Молодой офицер снял с вешалки гимнастёрку и, надев её, застегнул на все пуговицы, после чего подошёл к прикрытому занавеской окну. Наверняка если застегнуть все пуговицы, это приведёт его в норму и он снова станет образцовым офицером императорской армии, которым всегда и старался быть.
Часть разместилась на площади, название которой Нори сейчас не мог вспомнить, силясь приглушить пульсирующую в голове боль.
Виднелись натянутые большие палатки. Уже дымила полевая кухня. Дежурные солдаты суетились, чтобы накормить завтраком и наполнить силами на новые убийства императорскую пехоту. Какой бы важности ни происходили события, человеческие потребности оставались неизменными, потребность во сне и пище всегда будет напоминать человеку, что он не бог, даже если он себя таким возомнил.
Офицеры, как и второй лейтенант Абэ в их числе, разместились в домах, прилегающих к площади. Комната Нори располагалась на втором этаже богатого каменного дома.
Выпив воды из фляжки, Нори прислонил левую руку ко лбу, с силой нажал на бритые виски, стараясь унять болезненную пульсацию.
Что ему ещё там снилось? Что девушка увязалась за ним, а он, чувствуя ответственность за ту, чью жизнь спас, не находил доводов прогнать её прочь. Когда навстречу шла группа солдат, она подбежала к нему. Схватив его левую руку, вот эту, которой он сейчас сжимал лоб, прислонила к своей голове и попросила сжать волосы в кулак, что он от растерянности и сделал. Её спутанные волосы оказались очень прочными и шелковистыми. Он ещё никогда не трогал девушку за волосы. Если не считать якобы случайных прикосновений к волосам сестры Иноэ, которую он тайно любил, как ему тогда казалось.

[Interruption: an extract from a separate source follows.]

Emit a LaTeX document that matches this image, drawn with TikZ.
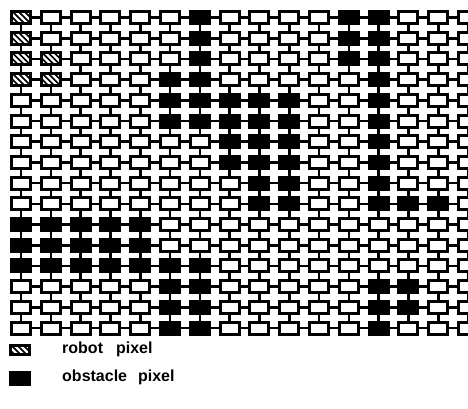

Группа пехотинцев прошла, посмеиваясь и хваля добычу второго лейтенанта. Молодого, но решительно ведущего за волосы подобострастно согнувшуюся китаянку, похоже, потерявшую волю и смирившуюся со своей участью боевого трофея.
Каким-то образом он сумел провести китаянку в дом. Ближе к площади мародёров он не заметил, только караул. Похоже, солдаты стремились не беспокоить офицеров, игнорирующих ночной произвол, и рыскали по улицам, расположенным дальше от площади.
Пехотинцы, стоящие на сторожевых постах, лишь молча поклонились. Рассуждать о действиях офицера, отражающего в своих действиях волю императора, они не смели. А потом он зашёл в заранее выбранную комнату и уснул.